— begin —

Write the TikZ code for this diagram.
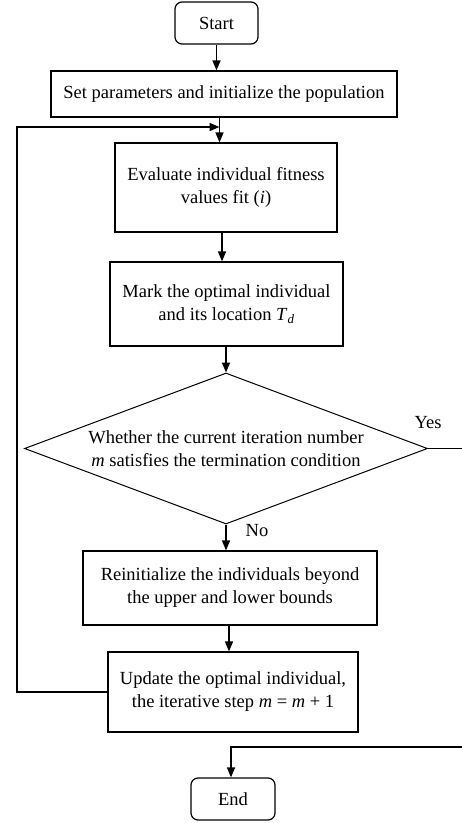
\documentclass[tikz,border=0pt]{standalone}
\usepackage{fontspec}
\setmainfont{Liberation Serif}
\usetikzlibrary{shapes.geometric,arrows.meta}
\tikzstyle{box}=[rectangle,draw=black,line width=1.2bp,align=center,inner sep=2pt]
\tikzstyle{term}=[rectangle,rounded corners=7bp,draw=black,line width=1.2bp,inner sep=2pt]
\tikzstyle{dec}=[diamond,draw=black,line width=1bp,inner sep=0pt]
\tikzstyle{arr}=[line width=1.5bp,-{Triangle[length=10bp,width=8bp]}]
\tikzstyle{ln}=[line width=1.2bp]
\tikzstyle{none}=[align=center]

\begin{document}
\begin{tikzpicture}[x=20bp, y=20bp, every node/.style={font=\fontsize{18.5bp}{23bp}\selectfont}]
    \useasboundingbox (0,0) rectangle (23.1,-41.15);
    \node [style=term, minimum width=83bp, minimum height=42bp] (0) at (10.825, -1.15) {Start};
    \node [style=box, minimum width=346bp, minimum height=46bp] (1) at (11.2, -4.7) {Set parameters and initialize the population};
    \node [style=box, minimum width=222bp, minimum height=89bp] (2) at (11.3, -9.375) {Evaluate individual fitness\\values fit (\textit{i})};
    \node [style=box, minimum width=233bp, minimum height=84bp] (3) at (11.325, -15.2) {Mark the optimal individual\\and its location \textit{T}\textsubscript{\textit{d}}};
    \node [style=dec, minimum width=403bp, minimum height=151bp] (4) at (11.3, -22.425) {};
    \node [style=none] (5) at (4.center) {Whether the current iteration number\\\textit{m} satisfies the termination condition};
    \node [style=box, minimum width=294bp, minimum height=74bp] (6) at (11.5, -29.4) {Reinitialize the individuals beyond\\the upper and lower bounds};
    \node [style=box, minimum width=250bp, minimum height=80bp] (7) at (11.65, -34.6) {Update the optimal individual,\\the iterative step \textit{m} = \textit{m} + 1};
    \node [style=term, minimum width=84bp, minimum height=42bp] (8) at (11.65, -39.95) {End};
    \node [style=none] (9) at (21.4, -21.15) {Yes};
    \node [style=none] (10) at (12.85, -26.55) {No};
    \coordinate (11) at (0.85, -6.35);
    \coordinate (12) at (10.975, -6.35);
    \coordinate (13) at (23.1, -22.425);
    \coordinate (14) at (23.1, -37.35);
    \coordinate (15) at (11.55, -37.35);
    \draw [style=arr] (0.south) to (0.south |- 1.north);
    \draw [style=arr] (1.south -| 12) to (2.north -| 12);
    \draw [style=arr] (2.south -| 11.1,0) to (3.north -| 11.1,0);
    \draw [style=arr] (3.south -| 4.north) to (4.north);
    \draw [style=arr] (4.south) to (4.south |- 6.north);
    \draw [style=arr] (6.south -| 11.45,0) to (7.north -| 11.45,0);
    \draw [style=ln] (4.east) to (13);
    \draw [style=arr] (7.west) -| (11) to (12);
    \draw [style=arr] (14) to (15) to (15 |- 8.north);
\end{tikzpicture}
\end{document}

— end —

Set problem →
Every line is to be duplicated exactly, though pictures stay out.

Full answer →
Write the TikZ code for this diagram.
\documentclass[tikz,border=0pt]{standalone}
\usepackage{fontspec}
\setmainfont{Liberation Serif}
\usetikzlibrary{shapes.geometric,arrows.meta}
\tikzstyle{box}=[rectangle,draw=black,line width=1.2bp,align=center,inner sep=2pt]
\tikzstyle{term}=[rectangle,rounded corners=7bp,draw=black,line width=1.2bp,inner sep=2pt]
\tikzstyle{dec}=[diamond,draw=black,line width=1bp,inner sep=0pt]
\tikzstyle{arr}=[line width=1.5bp,-{Triangle[length=10bp,width=8bp]}]
\tikzstyle{ln}=[line width=1.2bp]
\tikzstyle{none}=[align=center]

\begin{document}
\begin{tikzpicture}[x=20bp, y=20bp, every node/.style={font=\fontsize{18.5bp}{23bp}\selectfont}]
    \useasboundingbox (0,0) rectangle (23.1,-41.15);
    \node [style=term, minimum width=83bp, minimum height=42bp] (0) at (10.825, -1.15) {Start};
    \node [style=box, minimum width=346bp, minimum height=46bp] (1) at (11.2, -4.7) {Set parameters and initialize the population};
    \node [style=box, minimum width=222bp, minimum height=89bp] (2) at (11.3, -9.375) {Evaluate individual fitness\\values fit (\textit{i})};
    \node [style=box, minimum width=233bp, minimum height=84bp] (3) at (11.325, -15.2) {Mark the optimal individual\\and its location \textit{T}\textsubscript{\textit{d}}};
    \node [style=dec, minimum width=403bp, minimum height=151bp] (4) at (11.3, -22.425) {};
    \node [style=none] (5) at (4.center) {Whether the current iteration number\\\textit{m} satisfies the termination condition};
    \node [style=box, minimum width=294bp, minimum height=74bp] (6) at (11.5, -29.4) {Reinitialize the individuals beyond\\the upper and lower bounds};
    \node [style=box, minimum width=250bp, minimum height=80bp] (7) at (11.65, -34.6) {Update the optimal individual,\\the iterative step \textit{m} = \textit{m} + 1};
    \node [style=term, minimum width=84bp, minimum height=42bp] (8) at (11.65, -39.95) {End};
    \node [style=none] (9) at (21.4, -21.15) {Yes};
    \node [style=none] (10) at (12.85, -26.55) {No};
    \coordinate (11) at (0.85, -6.35);
    \coordinate (12) at (10.975, -6.35);
    \coordinate (13) at (23.1, -22.425);
    \coordinate (14) at (23.1, -37.35);
    \coordinate (15) at (11.55, -37.35);
    \draw [style=arr] (0.south) to (0.south |- 1.north);
    \draw [style=arr] (1.south -| 12) to (2.north -| 12);
    \draw [style=arr] (2.south -| 11.1,0) to (3.north -| 11.1,0);
    \draw [style=arr] (3.south -| 4.north) to (4.north);
    \draw [style=arr] (4.south) to (4.south |- 6.north);
    \draw [style=arr] (6.south -| 11.45,0) to (7.north -| 11.45,0);
    \draw [style=ln] (4.east) to (13);
    \draw [style=arr] (7.west) -| (11) to (12);
    \draw [style=arr] (14) to (15) to (15 |- 8.north);
\end{tikzpicture}
\end{document}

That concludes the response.